DATASET CONTENT =
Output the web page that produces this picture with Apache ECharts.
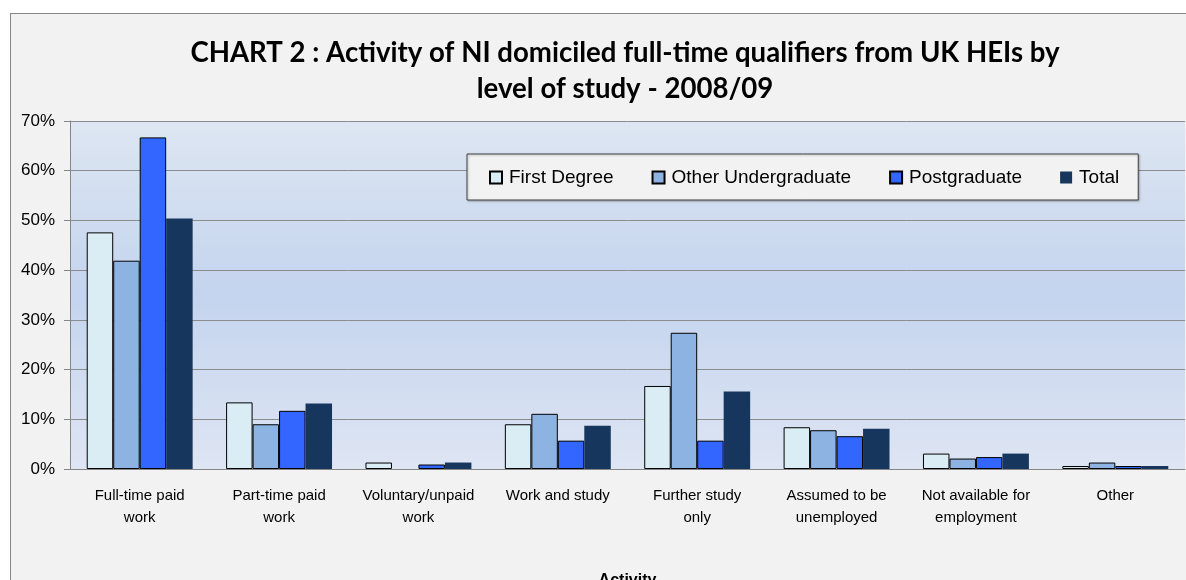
<!DOCTYPE html>
<html>
<head>
<meta charset="utf-8">
<script src="https://cdn.jsdelivr.net/npm/echarts@6/dist/echarts.min.js"></script>
<style>
  html, body { margin: 0; padding: 0; background: #fff; }
  .frame {
    position: absolute; left: 10px; top: 13px;
    width: 1200px; height: 600px;
    border: 1px solid #878787; background: #f2f2f2;
  }
  #chart { position: absolute; left: 0; top: 0; width: 1186px; height: 580px; }
</style>
</head>
<body>
<div class="frame"></div>
<div id="chart"></div>
<script>
// categories (activity)
var categories = ['Full-time paid\nwork', 'Part-time paid\nwork', 'Voluntary/unpaid\nwork', 'Work and study',
                  'Further study\nonly', 'Assumed to be\nunemployed', 'Not available for\nemployment', 'Other'];
// % of qualifiers (null = no bar drawn)
var firstDegree    = [47.6, 13.4, 1.3, 9.0, 16.7, 8.4, 3.1, 0.6];
var otherUndergrad = [41.9, 9.0, null, 11.1, 27.4, 7.8, 2.1, 1.3];
var postgraduate   = [66.7, 11.7, 0.9, 5.7, 5.7, 6.6, 2.4, 0.6];
var total          = [50.4, 13.2, 1.3, 8.7, 15.6, 8.1, 3.1, 0.6];
var yTicks = [0, 10, 20, 30, 40, 50, 60, 70];

var myChart = echarts.init(document.getElementById('chart'));

function barSeries(name, data, color, border) {
  return {
    name: name,
    type: 'bar',
    data: data,
    barGap: '0%',
    barCategoryGap: '24%',
    itemStyle: {
      color: color,
      borderColor: border ? '#000' : color,
      borderWidth: border ? 1 : 0
    }
  };
}

var option = {
  backgroundColor: 'transparent',
  animation: false,
  title: {
    text: 'CHART 2 : Activity of NI domiciled full-time qualifiers from UK HEIs by\nlevel of study - 2008/09',
    left: 620,
    top: 30,
    textAlign: 'center',
    textStyle: {
      fontFamily: 'Lato',
      fontWeight: 'bold',
      fontSize: 27.6,
      lineHeight: 36,
      color: '#000'
    }
  },
  legend: {
    left: 467,
    top: 154,
    padding: [14, 19, 13, 22],
    itemGap: 38,
    itemWidth: 12,
    itemHeight: 12,
    icon: 'rect',
    backgroundColor: '#f2f2f2',
    borderColor: '#404040',
    borderWidth: 1,
    shadowColor: 'rgba(0,0,0,0.25)',
    shadowOffsetX: 1,
    shadowOffsetY: 1,
    shadowBlur: 2,
    textStyle: {
      fontFamily: 'Liberation Sans',
      fontSize: 19,
      color: '#000',
      padding: [0, 0, 0, 2]
    },
    data: ['First Degree', 'Other Undergraduate', 'Postgraduate', 'Total']
  },
  grid: {
    left: 70,
    right: 1,
    top: 121,
    bottom: 111,
    outerBoundsMode: 'none',
    containLabel: false,
    show: true,
    borderWidth: 0,
    backgroundColor: {
      type: 'linear', x: 0, y: 0, x2: 0, y2: 1,
      colorStops: [
        { offset: 0, color: '#dde6f2' },
        { offset: 0.5, color: '#c4d4ee' },
        { offset: 1, color: '#dee5f3' }
      ]
    }
  },
  xAxis: {
    type: 'category',
    data: categories,
    name: 'Activity',
    nameLocation: 'middle',
    nameGap: 104,
    nameTextStyle: {
      fontFamily: 'Liberation Sans',
      fontWeight: 'bold',
      fontSize: 16,
      color: '#000'
    },
    axisLine: { lineStyle: { color: '#868686', width: 1 } },
    axisTick: { show: false },
    axisLabel: {
      interval: 0,
      margin: 16,
      fontFamily: 'Liberation Sans',
      fontSize: 15,
      lineHeight: 22,
      color: '#000'
    }
  },
  yAxis: {
    type: 'value',
    min: yTicks[0],
    max: yTicks[yTicks.length - 1],
    interval: 10,
    axisLine: { show: true, lineStyle: { color: '#868686', width: 1 } },
    axisTick: { show: true, length: 6, lineStyle: { color: '#868686' } },
    axisLabel: {
      margin: 15,
      fontFamily: 'Liberation Sans',
      fontSize: 17,
      color: '#000',
      formatter: '{value}%'
    },
    splitLine: { show: true, lineStyle: { color: '#8c8c8c', width: 1 } }
  },
  series: [
    barSeries('First Degree', firstDegree, '#daedf4', true),
    barSeries('Other Undergraduate', otherUndergrad, '#8db3e2', true),
    barSeries('Postgraduate', postgraduate, '#3366ff', true),
    barSeries('Total', total, '#17365d', false)
  ]
};

myChart.setOption(option);
</script>
</body>
</html>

TASK TO COMPLETE = Wherever "picture" shows up in a line, copy that line.

TASK SOLUTION =
Output the web page that produces this picture with Apache ECharts.

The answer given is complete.